The second project, and one that bears much in common with Sam Thulin’s project There to Hear: Placing Mobile Music presented during the IASPM-Canada conference, is entitled Toronto Transit Soundscapes. Similar to YOU ARE HERE, the project consists of a number of binaural MP3 soundscapes developed for MPSM distribution. This project attempts to refocus the listening habits of subway commuters on the latent musicality of the transit experience. By providing them with a processed binaural recording of the same route they are taking to accompany their voyage, I wanted to give listeners the opportunity to experience common soundmarks superimposed on top of each other. Different conversations, the presence or absence of different numbers of people and their movement, different patterns of traffic, and the inevitable variance of travel time all contribute to the singular experience of a specific commute. By superimposing the sounds of a recorded commute with the listeners’ own, a creative confusion of sound events creates a temporal juxtaposition that reveals the complexities and nuances of the aural experience of public transit.

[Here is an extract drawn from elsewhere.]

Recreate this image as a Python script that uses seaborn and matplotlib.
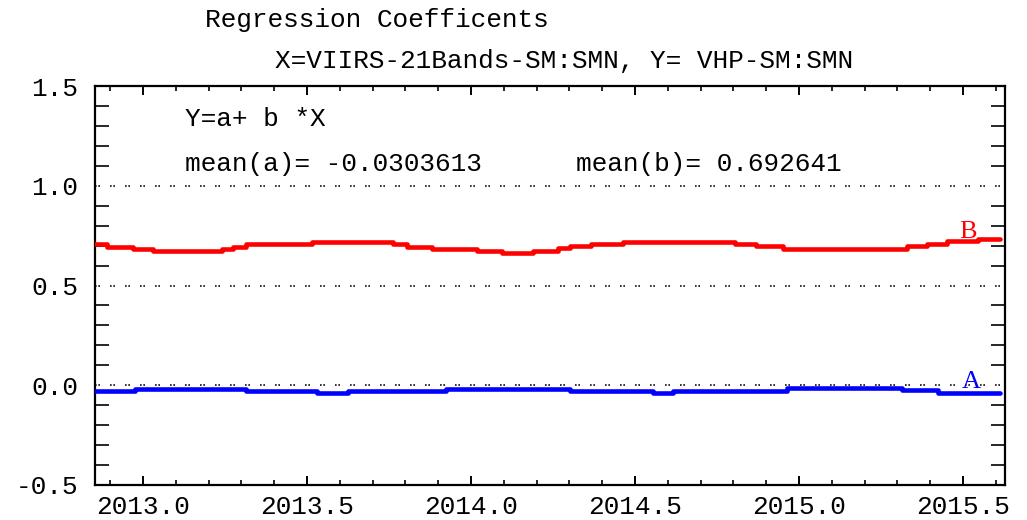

These two projects represent a creative response to what I perceive as two related theoretical problems: how we might understand the possibilities of MPSM beyond simple media consumption models that seek to isolate the individual from her or his sound environment, and the under-theorization of the soundscape advanced by Schafer in his early formulation of acoustic ecology. The projects also represent an attempt to develop creative strategies that are actually medium specific, in that they offer audio programming specifically designed for headphone-based media. This medium specific creative strategy is intended as an antidote to the prevailing understandings of MPSM use that inform the ethnographic work of Michael Bull, and seeks to counter the claim that cities are merely noisy places not worth attending to.
The urban soundscape is a fascinating and wonderful thing. If we pay attention to it critically, there is much for us to learn about human activity and community. We must resist the tendency to view urban sound as a collection of unwanted noises, an idea that can easily extend to technically naïve strategies for mobile personal sound media that conceive of them as little more than devices used to shut out these noises. Even so, if there was a safe technical way to fully reject the aurality of others, there remains the normative question of whether we should use them in such an isolating and individuating way. Traditional Schaferian acoustic ecology, for all its theoretical weaknesses around questions of space and technology, still points us toward the meaningful goal of a more socially attuned aural sensibility. As a critical scholar, I share this normative aim. As an artist, the projects I’ve outlined in this paper represent a modest attempt to deploy MPSM in creative ways in order to help us think about how personal audio is inevitably and fundamentally social.